Infelizmente muito da memória da criação e implantação [do Estado] já desapareceu
O que o sr. acha que vai ficar de memória, da luta, criação, implantação do Estado do Tocantins e construção de Palmas?
Infelizmente muito da memória da criação e implantação já desapareceu. Nós não tínhamos lugar aqui para guardar. Depois mudou o governo, agora estamos falando em termos de partido. Moisés Avelino era companheiro da criação, na hora que separou ele tinha um partido e o Siqueira tinha outro. Um partido amplamente majoritário. De 60 prefeitos da implantação do Estado, 53 eram do MDB em função da “avalanche” Iris Rezende. Houve essa divisão e não sei por quê, não havia nem lugar para guardar. Também não tinham pessoas para cuidar desta área de tratamento da memória do período de implantação do Estado. Não tínhamos universidade, e são os departamentos de história que geralmente guardam esses documentos. Em Goiás, nós temos o Instituto Histórico e Geográfico (IHGG), o Museu Zoroastro Artiaga. Tem falado que temos que aproveitar as fontes que estão por aí para ir colhendo depoimentos. Acho que cabe à universidade assumir a condição de cuidar da nossa memória histórica. Acho que nós precisamos de um esforço ainda para recolher essas fontes e submetê-las a um tratamento adequado da pesquisa histórica e disponibilizá-las aos pesquisadores. A memória maior creio que está em Porto Nacional. O mais importante é esse movimento em torno da preservação de nossa memória, todas as iniciativas ainda que pequenas, de alguns municípios são importantes. Temos de ir em busca dessas fontes, para preservá-las no sentido da formação da memória coletiva, criar a tocantinidade. Nossa personalidade ainda é muito da cultura goiana, mas teve uma influência grande do Maranhão.

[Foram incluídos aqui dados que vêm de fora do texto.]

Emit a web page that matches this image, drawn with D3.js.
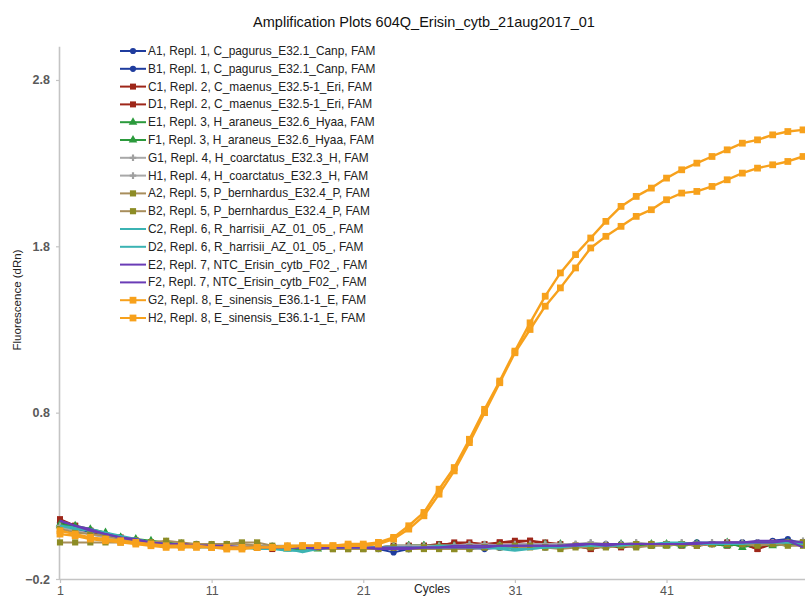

Os líderes que lutaram pela criação do Estado estão saindo de cena e uma nova geração está assumindo o comando do Estado. Como o sr. avalia esse processo de transição?
Daí é que vem a preocupação com a memória. Esse pessoal não conhece os líderes emancipacionistas responsáveis pela saga tocantinense. Eu às vezes fico surpreso de ser abordado nas ruas por pessoas que me conhecem. Os jovens me conhecem, acho isso interessante, deve ser em função da minha atuação na vida pública. Eu deposito esperança na universidade para formar consciência crítica. O processo político precisa dar visibilidade, tem mecanismo para fazer. Ainda somos pobres, não dispomos de patrocínio para pesquisa e publicação de obras que resgatem nossa memória. O Estado pode oferecer meios de estimular este processo.